A traditional fat face with the weight distributed vertically.

The first thing to do was to establish what made a typeface a “Garamond”. This is where things got tricky. What we know as Garamond is sort of a misnomer. The man, actually named Claude Garamont, did design type but many of the typefaces now associated with the name are based on designs that were not made by the man himself. Designs by contemporaries such as Robert Granjon and Jean Jannon ended up associated with the Garamond name and, eventually, became what most people think of when they use Garamond-inspired typefaces.

Despite the name, these types are not actually based on Garamond’s but on Jannon’s designs.

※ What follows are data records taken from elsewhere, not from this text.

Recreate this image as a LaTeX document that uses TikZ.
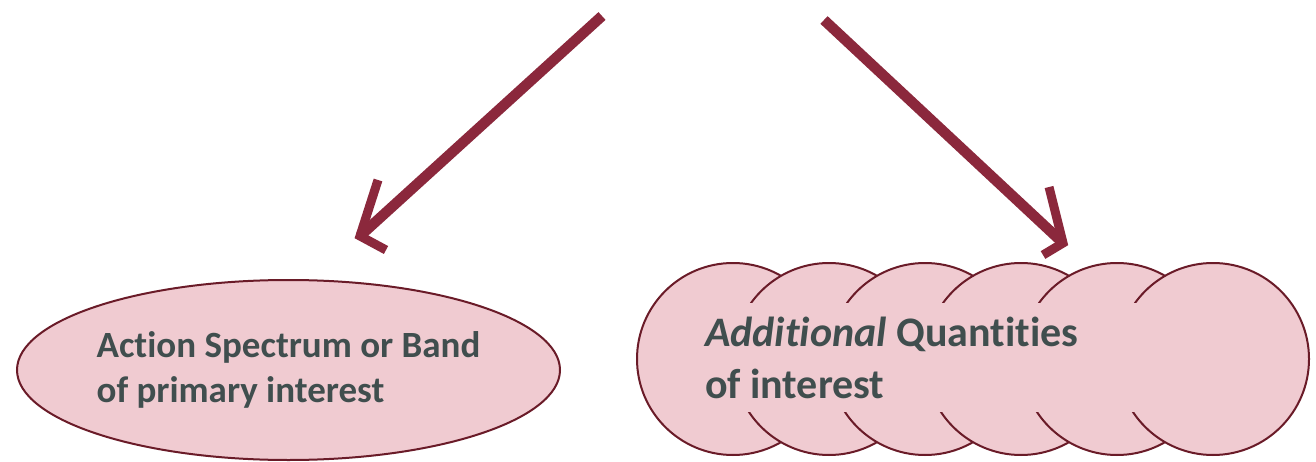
\documentclass[tikz,border=0pt]{standalone}
\usepackage{fontspec}
\setmainfont{Carlito}[Ligatures=NoCommon]
\usetikzlibrary{shapes.geometric}
\definecolor{arrowred}{RGB}{139,40,60}
\definecolor{pinkfill}{RGB}{240,203,209}
\definecolor{darkline}{RGB}{106,27,40}
\definecolor{textgray}{RGB}{64,78,78}
\begin{document}
\begin{tikzpicture}[x=1pt,y=1pt,
  shapeline/.style={draw=darkline, line width=2pt, fill=pinkfill},
  arrowline/.style={draw=arrowred, line width=10.5pt},
  headline/.style={draw=arrowred, line width=9pt, line join=miter, miter limit=10},
  labeltext/.style={text=textgray, align=left}]
\useasboundingbox (0,0) rectangle (1316,461);
% arrows
\coordinate (s1) at (602,445);
\coordinate (t1) at (360,225);
\coordinate (a1) at (378,281);
\coordinate (b1) at (386,211);
\coordinate (s2) at (824,441);
\coordinate (t2) at (1063,218);
\coordinate (a2) at (1049,274);
\coordinate (b2) at (1043,206);
\draw[arrowline] (s1) -- (t1);
\draw[headline] (a1) -- (t1) -- (b1);
\draw[arrowline] (s2) -- (t2);
\draw[headline] (a2) -- (t2) -- (b2);
% left ellipse
\node[ellipse, shapeline, minimum width=543pt, minimum height=180pt, inner sep=0pt, labeltext,
  font=\fontsize{37}{45}\selectfont\bfseries] (e) at (288.5,91) {Action Spectrum or Band\\of primary interest};
% circles
\foreach \i in {0,...,5}
  \node[circle, shapeline, minimum size=192pt, inner sep=0pt] (c\i) at (733+96*\i,102) {};
% cover and text
\node[rectangle, fill=pinkfill, minimum width=560pt, minimum height=109pt, inner xsep=15pt, inner ysep=0pt,
  text width=530pt, text=textgray, align=flush left, font=\fontsize{42}{52}\selectfont\bfseries] (q) at (970,103.5)
  {\textit{Additional} Quantities\\of interest};
\end{tikzpicture}
\end{document}
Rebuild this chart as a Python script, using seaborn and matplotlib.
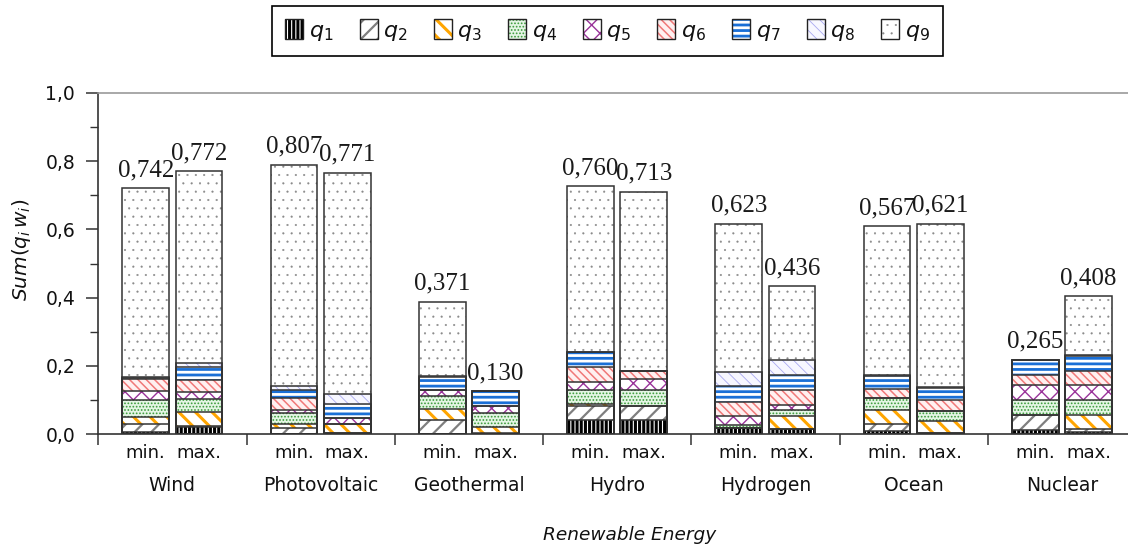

After a lot of time trying to find actual examples of Claude’s work, it was decided that Gastromond would be based on Garamond’s Gros Romain from 1549. With an actual starting point, work could begin in figuring out what made a Garamond actually a Garamond; things like a relatively short x-height, blobby terminals on the f, r, a, and so on, and a lot of weight transferred to the bottom left and top right of the rounder characters.

Actually Garamond.

It is this distribution of weight that was the purpose of the typeface. With fat faces carrying all of their weight to create a strong vertical stress (like a picket fence), a fat faced based on this sort of model would carry its weight not just vertically but diagonally. It was important to stress the distribution of the weight here—that was the whole point of the design, after all.

Now obviously, given that this is a fat face design, there is no need to stick to the historical example completely; besides, there are several familiar typefaces with the Garamond name that were influenced by other designer’s work. Despite making sure that the starting point was referencing the man himself, there was no real model for the italics. This is where some of the outside influence had to be called up.

The italics for Gastromond, like pretty much all Garamond italics, are based on the work of Granjon, Jannon, and other French designers from the time; mostly because their work is just more interesting here (and this is a display face after all). Of course, many liberties were taken in order to really showcase the fat-faceness of the design (small counters, etc); but, in the end, it still had to have the character of those French designs.